Show-Cause Bail Cairns — Section 16(3) Applications and DV-Context Bail

Reverse-Onus Bail — When the Burden Falls on You

Some Queensland charges reverse the bail presumption. Instead of the prosecution proving why bail should be refused, you must show cause why detention is not justified. These applications require specific preparation and a different legal strategy.

What Is Show-Cause Bail?

In most criminal matters in Queensland, the presumption is in favour of bail. Under section 9 of the Bail Act 1980, the prosecution bears the burden of showing why bail should be refused. Show-cause bail reverses that presumption. Under section 16(3), certain categories of offence require the defendant to "show cause" why their continued detention in custody is not justified.

This is not a technicality. The reversal of the burden fundamentally changes the structure of the bail application. In a standard application, the defence addresses and neutralises the prosecution's concerns. In a show-cause application, the defence must affirmatively demonstrate — through evidence, not submissions alone — why the defendant should be released. The standard of proof is not beyond reasonable doubt, but the evidence must be persuasive and specific.

Show-cause bail applications are among the most difficult bail hearings in the Queensland criminal jurisdiction. They are disproportionately common in the Cairns Magistrates Court because of the frequency of DV-related charges, drug offences, and offences committed while on existing bail — all of which trigger the show-cause requirement.

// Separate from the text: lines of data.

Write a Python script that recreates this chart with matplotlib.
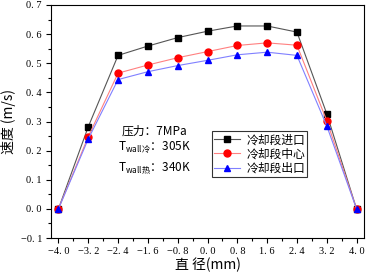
import numpy as np
import matplotlib
matplotlib.use("Agg")
import matplotlib.pyplot as plt
from matplotlib.ticker import MultipleLocator, AutoMinorLocator

plt.rcParams['font.family'] = ['Noto Sans CJK SC', 'DejaVu Sans']
plt.rcParams['mathtext.fontset'] = 'custom'
plt.rcParams['mathtext.rm'] = 'Noto Sans CJK SC'

# radial position (mm)
x = [-4.0, -3.2, -2.4, -1.6, -0.8, 0.0, 0.8, 1.6, 2.4, 3.2, 4.0]
inlet = [0.0, 0.282, 0.527, 0.559, 0.588, 0.610, 0.628, 0.628, 0.607, 0.327, 0.0]
center = [0.0, 0.248, 0.466, 0.494, 0.519, 0.540, 0.561, 0.570, 0.562, 0.303, 0.0]
outlet = [0.0, 0.240, 0.444, 0.471, 0.492, 0.510, 0.529, 0.538, 0.527, 0.285, 0.0]
names = ['冷却段进口', '冷却段中心', '冷却段出口']
xticks = [-4.0, -3.2, -2.4, -1.6, -0.8, 0.0, 0.8, 1.6, 2.4, 3.2, 4.0]

fig = plt.figure(figsize=(3.71, 2.77), dpi=100)
ax = fig.add_axes([51 / 371, 39 / 277, 313 / 371, 233 / 277])

num_font = 'Liberation Serif'

ax.plot(x, inlet, color='#555555', lw=0.8, marker='s', ms=4.5,
        mfc='black', mec='black', label=names[0])
ax.plot(x, center, color='#ff8080', lw=0.8, marker='o', ms=5,
        mfc='red', mec='red', label=names[1])
ax.plot(x, outlet, color='#8080ff', lw=0.8, marker='^', ms=5,
        mfc='blue', mec='blue', label=names[2])


def fmt(v, p=None):
    return f'{v:.1f}'.replace('.', '. ').replace('-', '\u2212')


ax.set_xlim(-4.2, 4.2)
ax.set_ylim(-0.1, 0.7)
ax.set_xticks(xticks)
ax.xaxis.set_major_formatter(plt.FuncFormatter(fmt))
ax.yaxis.set_major_locator(MultipleLocator(0.1))
ax.yaxis.set_major_formatter(plt.FuncFormatter(fmt))
ax.xaxis.set_minor_locator(AutoMinorLocator(2))
ax.yaxis.set_minor_locator(AutoMinorLocator(2))
ax.tick_params(which='major', direction='out', length=3.5, width=0.8,
               labelsize=7.5, pad=3, labelfontfamily=num_font)
ax.tick_params(which='minor', direction='out', length=2, width=0.8)

ax.set_xlabel('直 径(mm)', fontsize=10, labelpad=1)
ax.set_ylabel('速度 (m/s)', fontsize=10, labelpad=3)

ax.text(-2.3, 0.266, '压力：7MPa', fontsize=8.5, va='center')
ax.text(-2.4, 0.213, r'T$_{\mathregular{wall冷}}$：305K', fontsize=8.5, va='center')
ax.text(-2.4, 0.137, r'T$_{\mathregular{wall热}}$：340K', fontsize=8.5, va='center')

leg = ax.legend(loc='upper left', bbox_to_anchor=(161 / 313, 107 / 233),
                fontsize=8.5, frameon=True, fancybox=False, edgecolor='black',
                handlelength=2.2, handletextpad=0.5, borderpad=0.2,
                labelspacing=0.1, borderaxespad=0)
leg.get_frame().set_linewidth(0.8)

fig.savefig('out.png', dpi=100)
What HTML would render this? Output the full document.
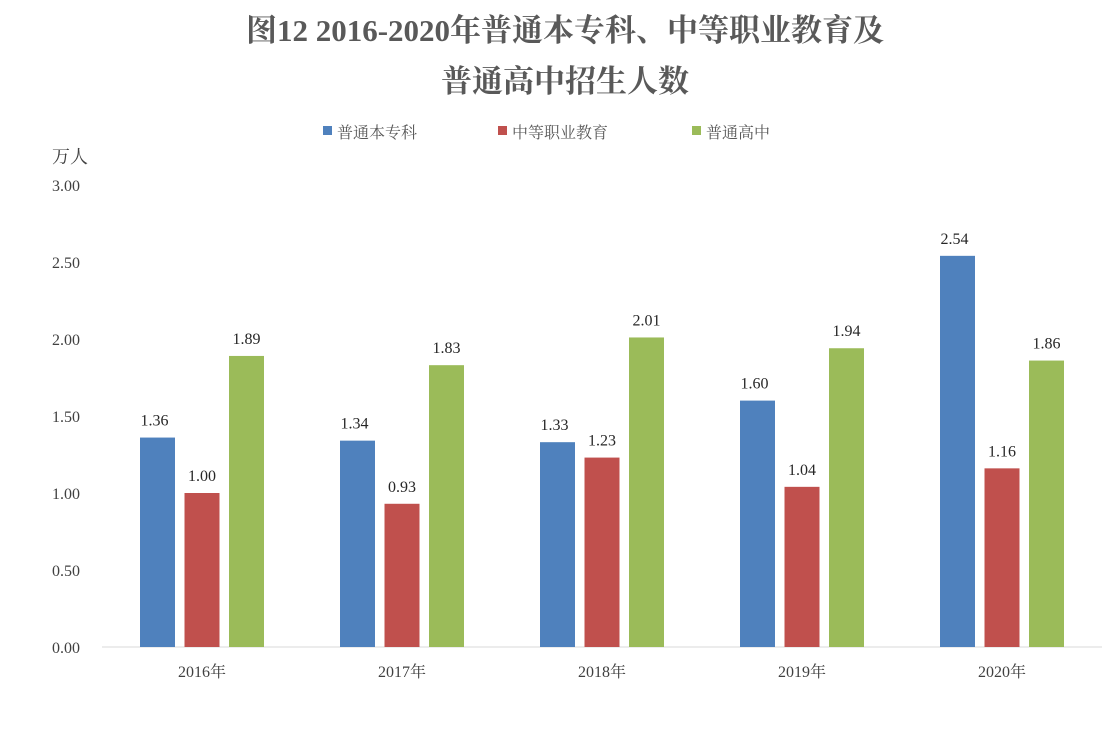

Which Offences Trigger Show-Cause?

Section 16(3) of the Bail Act sets out the categories of offence that trigger the show-cause requirement. The most common in the Cairns Magistrates Court are:

Importantly, the show-cause requirement attaches to the category of the offence, not to the seriousness of the individual allegation. A relatively minor indictable offence committed while on bail for another indictable matter triggers the same reverse burden as a serious violent offence. The magistrate's assessment of whether cause has been shown takes the specifics into account, but the procedural burden is the same.

DV-Context Show-Cause — The Most Common Scenario in Cairns

Domestic violence-related show-cause bail is the scenario Cairns practitioners encounter most frequently. The interaction between the Domestic and Family Violence Protection Act 2012 and the Bail Act creates a specific set of conditions that regularly produce show-cause situations.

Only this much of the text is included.